It’s Saturday which means it’s time to share another of my favorite holiday cookies!
In the same way it’s not Christmas without Pinwheels, it’s not Christmas without Fudgey Chocolate Crinkle Cookies!
These fudgey and tender, brownie-like cookies look like little snow-capped mountains and are the perfect match for a tall glass of milk.
You might want to hide some away, though, because they tend to go fast!
Fudgey Chocolate Crinkle Cookies
Whisk 2 cups of flour, 2 teaspoons baking powder and 1/2 teaspoon of salt together and set aside.
Chop up four one-ounce unsweetened chocolate baking squares (I use Baker’s brand).
Cook’s Note: You can substitute 1 tablespoon of unsweetened baking cocoa mixed with 1 Tablespoon of vegetable oil for each chocolate square, but the results aren’t as tender or rich in chocolatey flavor.
Dump chocolate into a microwave-safe bowl and microwave on high for 30 seconds. Stir the chocolate and heat again for 30 seconds.
Repeat this until chocolate is almost all melted.
It is very easy to burn chocolate in the microwave, so it’s okay if you still have lumps. Just stir them until they melt.
Pour the chocolate into a large mixing bowl along with 2 cups sugar and 1/2 cups vegetable oil.
Whisk until smooth. Then add 2 teaspoons of real vanilla. (No icky imitation stuff.)
Beat 4 eggs in one at a time until each is fully incorporated.

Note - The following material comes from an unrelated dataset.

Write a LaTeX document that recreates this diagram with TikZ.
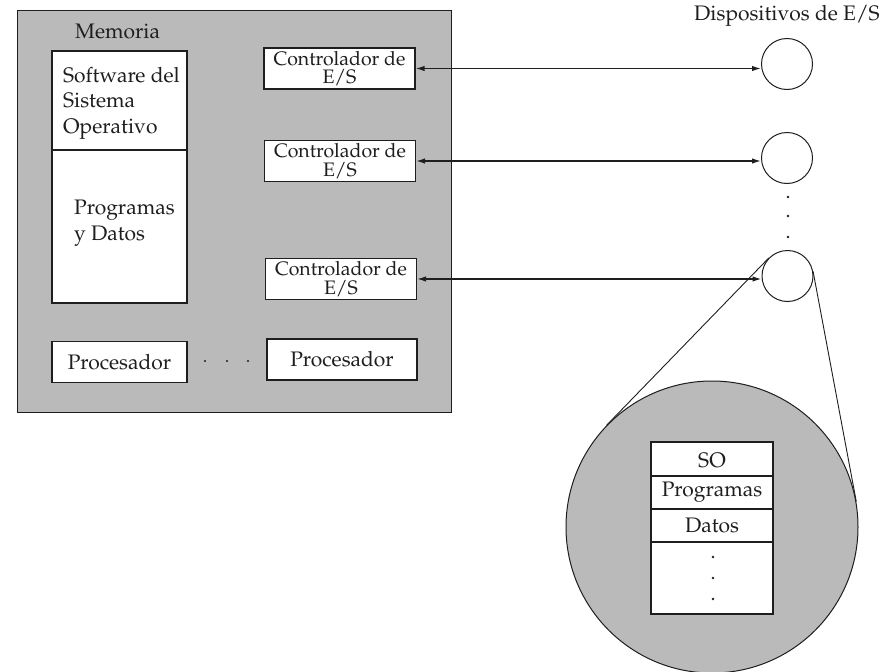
\documentclass[tikz,border=0pt]{standalone}
\usepackage[T1]{fontenc}
\usepackage{mathpazo}
\usetikzlibrary{arrows.meta,calc}
\definecolor{panel}{RGB}{186,186,186}
\definecolor{ink}{RGB}{30,30,30}
\begin{document}
\begin{tikzpicture}[x=1pt,y=-1pt,
  every node/.style={font=\fontsize{21}{23}\selectfont, text=ink},
  box/.style={draw=ink, line width=1.2pt, fill=white, inner sep=0pt},
  ctl/.style={box, minimum width=151pt, minimum height=41pt, align=center,
    font=\fontsize{19.5}{18.5}\selectfont},
  cpu/.style={box, minimum height=41pt},
  dev/.style={circle, draw=ink, line width=1pt, minimum size=51pt, inner sep=0pt},
  link/.style={draw=ink, line width=1.4pt,
    {Latex[length=9pt,width=5.5pt]}-{Latex[length=9pt,width=5.5pt]}},
  dot/.style={circle, fill=ink, inner sep=0pt, minimum size=2.6pt},
  lbl/.style={inner sep=0pt},
]
\useasboundingbox (0,0) rectangle (887,672);
\fill[white] (0,0) rectangle (887,672);

% host computer
\node[draw=ink, line width=1pt, fill=panel, minimum width=434pt, minimum height=402pt,
  inner sep=0pt] (host) at (234,211) {};
\node[lbl, anchor=west] (memlbl) at (75,31) {Memoria};

% memory contents
\node[box, minimum width=135pt, minimum height=252pt] (mem) at (119.5,177) {};
\draw[draw=ink, line width=1.2pt] (mem.west |- 0,150) coordinate (memsplitL)
  -- (mem.east |- 0,150) coordinate (memsplitR);
\node[lbl, anchor=west, align=left, font=\fontsize{21}{25.5}\selectfont] (os)
  at (63,103) {Software del\\Sistema\\Operativo};
\node[lbl, anchor=west, align=left, font=\fontsize{21}{26}\selectfont] (prog)
  at (74,223) {Programas\\y Datos};

% I/O controllers
\node[ctl] (c1) at (339.5,68.5) {Controlador de\\E/S};
\node[ctl] (c2) at (340,161) {Controlador de\\E/S};
\node[ctl] (c3) at (341,279) {Controlador de\\E/S};

% processors
\node[cpu, minimum width=135pt] (p1) at (119.5,362) {Procesador};
\node[cpu, minimum width=150pt] (p2) at (342,359.5) {Procesador};
\node[dot, minimum size=2.2pt] (pd1) at (205,361) {};
\node[dot, minimum size=2.2pt] (pd2) at (227,361) {};
\node[dot, minimum size=2.2pt] (pd3) at (248,361) {};

% I/O devices
\node[lbl] (devlbl) at (787,16) {Dispositivos de E/S};
\node[dev] (d1) at (787,64) {};
\node[dev] (d2) at (787,158) {};
\node[dev] (d3) at (787.5,276) {};
\node[dot] (dd1) at (788,197) {};
\node[dot] (dd2) at (788,216) {};
\node[dot] (dd3) at (788,237) {};

\draw[link] (c1.east) -- (c1.east -| d1.west);
\draw[link] (c2.east) -- (c2.east -| d2.west);
\draw[link] (c3.east) -- (c3.east -| d3.west);

% magnified view of one device
\node[circle, draw=ink, line width=1pt, fill=panel, minimum size=292pt, inner sep=0pt]
  (zoom) at (712,527) {};
\draw[draw=ink, line width=0.9pt] (d3.136) -- (zoom.136);
\draw[draw=ink, line width=0.9pt] (d3.10.5) -- (zoom.10.5);

\node[box, minimum width=122pt, minimum height=172pt] (stack) at (712,528) {};
\draw[draw=ink, line width=1.2pt] (stack.west |- 0,476) -- (stack.east |- 0,476);
\draw[draw=ink, line width=1.2pt] (stack.west |- 0,509) -- (stack.east |- 0,509);
\draw[draw=ink, line width=1.2pt] (stack.west |- 0,542) -- (stack.east |- 0,542);
\node[lbl] (so) at (712,460) {SO};
\node[lbl] (sprog) at (712,492.5) {Programas};
\node[lbl] (sdat) at (712,525.5) {Datos};
\node[dot] (sd1) at (713,557) {};
\node[dot] (sd2) at (713,578) {};
\node[dot] (sd3) at (713,599) {};
\end{tikzpicture}
\end{document}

Stir in your flour mixture until well-combined.
The dough will be very loose, almost like brownie batter.
Cover bowl with plastic wrap and chill for several hours or overnight.
Roll dough into 1-inch balls and then roll in powdered sugar. (I usually come back around and roll the balls again for a super-white finish.)
Cook’s Note: Spray your palms with cooking spray to prevent them from getting sticky and gloppy while rolling the balls.
Place balls on a parchment-lined sheet.
Bake in a 350-degree oven for 10-12 minutes or until the edges are slightly firm but the tops are still poufy and soft.
Cook’s Note: Do not overbake or the powdered sugar will discolor and the chocolate will taste burnt.
Cool completely and store in an air-tight container.
I made these fudgey chocolate crinkle cookies two days ago. And then I ate them. (Don’t worry, though. I had [some] help.)
Now they are all gone. I will have to remedy that….
What is your favorite chocolatey Christmas treat?
Here are some more great recipes from my friends!
by A Bright and Beautiful Life
by Simply Domestic
by Create & Babble
by Red Cottage Chronicles
- 2 cups flour
- 2 teaspoon baking powder
- 1/2 teaspoon salt
- 4 1-ounce squares of unsweetened baking chocolate (like Baker’s)
- 1/2 cup vegetable oil
- 2 cups sugar
- 4 large eggs, room temperature
- 2 teaspoons vanilla
- Powdered sugar
- Whisk flour, baking powder and salt together until well combined. Set aside.
- Chop chocolate into small pieces with a sharp knife and dump into a microwave safe bowl. Melt chocolate on high for 30 seconds. Stir and heat another 30 seconds. Repeat until chocolate is melted. Do not burn chocolate.
- In a large mixing bowl, add your chocolate, vegetable oil and sugar. Mix well. Add eggs one at a time along with vanilla. Beat until smooth.
- Stir in flour mixture and mix until well incorporated. Dough will be like a loose batter.
- Cover bowl with plastic wrap and chill for several hours until dough is stiff.
- Preheat oven for 350 degrees.
- Roll dough into 1-inch balls and roll in powdered sugar.
- Place on a parchment-lined cookie sheet and bake for 10-12 minutes until edges are slightly firm and tops are soft and poufy. Do not overbake.
- Cool completely before storing in an airtight container.